You can find some information in this google book, although as always it's irritating because just as you get to the "good" parts, there are pages missing. You can see, though, the change in architecture, for example, not only for megastructures, but in house design.
https://books.google.com/books?id=H...nd Eastern influence on the Etruscans&f=false
They went a long way very quickly from mud and wattle circular huts to this:

I'd buy it tomorrow.

Then, of course, particularly in pottery and the arts,there's what is called the "Orientalizing period". You can look it up on Wiki.
The fact that there is such a quick change from a rather primitive culture to a very sophisticated one is why some people found it hard to credit that this was an autochthonous Italian culture.

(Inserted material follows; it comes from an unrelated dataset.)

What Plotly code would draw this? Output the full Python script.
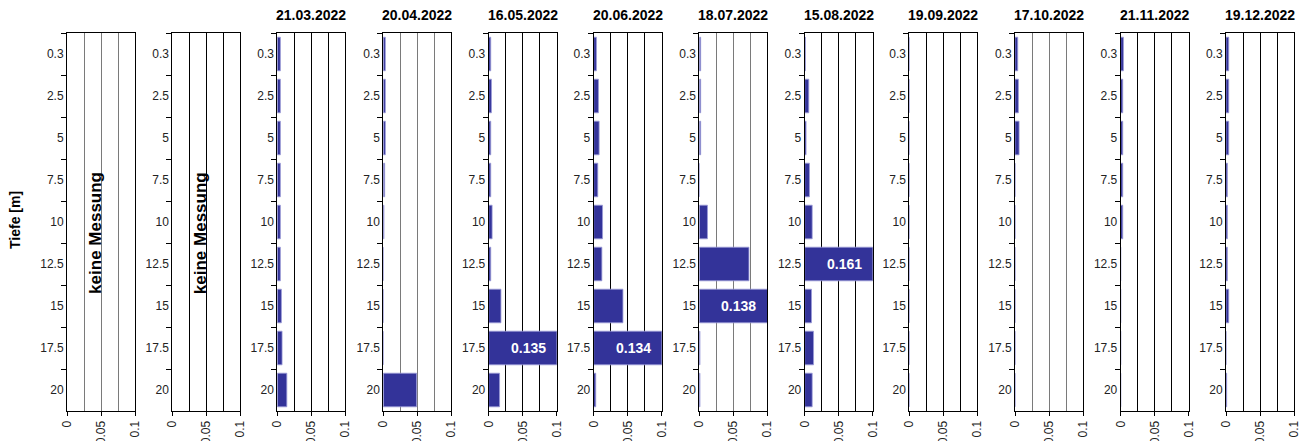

If the leaks are correct that is precisely the case, however, which makes their achievements even more remarkable.
It has to also be said that although they did a lot of borrowing, unlike some cultures they did a lot of innovation as well, making those "borrowings" very much their own. One example from the social sphere involves their borrowing the "symposia" form of feasting, eating, in company while reclining.
Whereas in the east it was limited to men, in Etruscan society women were part of the social gatherings, leading to the Greek calumny about them that their women were all prostitutes.